Done is better than perfect, in some cases, as in updating a web design or app. But in China, ‘almost’ is a pervasive and dangerous mindset. Known as ‘Chabuduo’ or ‘good/close enough,’ can have disastrous effects when it comes to building everyday things, especially infrastructure.

James Palmer is a foreigner living in China and writes about his close encounters with Chabuduo, including everything from shoddy apartment pipes to broken front doors, poisoned food, to half-built parking lots.

Carelessness leads to death; one government official says there’s a deadly explosion every month. State-controlled tv even suppressed the news after the Tangshan chemical plant explosion in March 2014, killing 55 and wounding hundreds.

The Chabuduo attitude may come in handy on a farm when you have to use an old cloth to stop a broken pipe, but its substandard practices fail at scale in cities and at chemical plants where building with modern materials and following safety instructions prevent catastrophes.

For all Trump’s scaremongering on China, he’d be better off pointing to the people’s willingness to cut corners, their attitude of “good enough for government work.” But he’s more concerned about the thing China excels: making iPhones.

Craftsmanship is about care and expertise, not about faking competence and skipping the fundamentals. Half-ass effort yields half-ass results. Poor quality reveals itself eventually.
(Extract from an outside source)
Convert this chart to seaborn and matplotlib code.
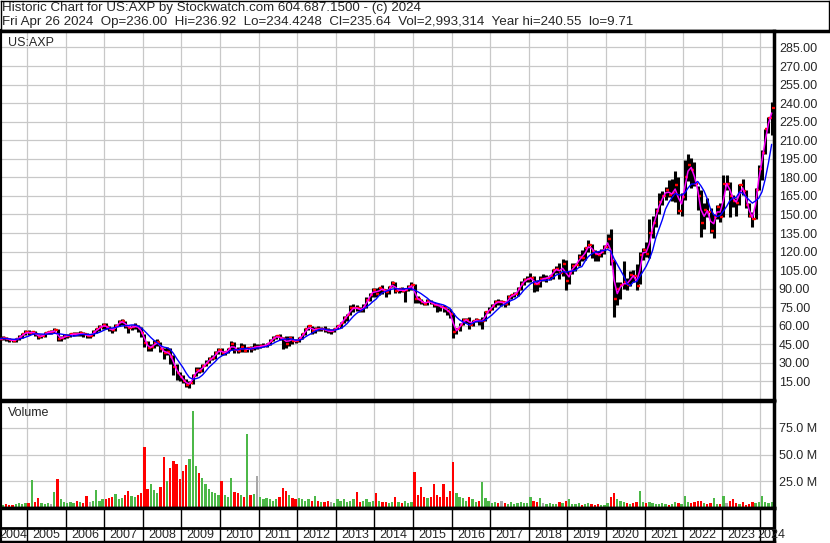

“In the end, what perpetuates China’s carelessness most might be sheer ubiquity. Craft inspires. A writer can be stirred to the page by hearing a song or watching a car being repaired, a carpenter revved up by a poem or a motorbike. But the opposite also holds true; when you’re surrounded by the cheaply done, the half-assed and the ugly, when failure is unpunished and dedication unrewarded all around, it’s hard not to think that close enough is good enough. Chabuduo.”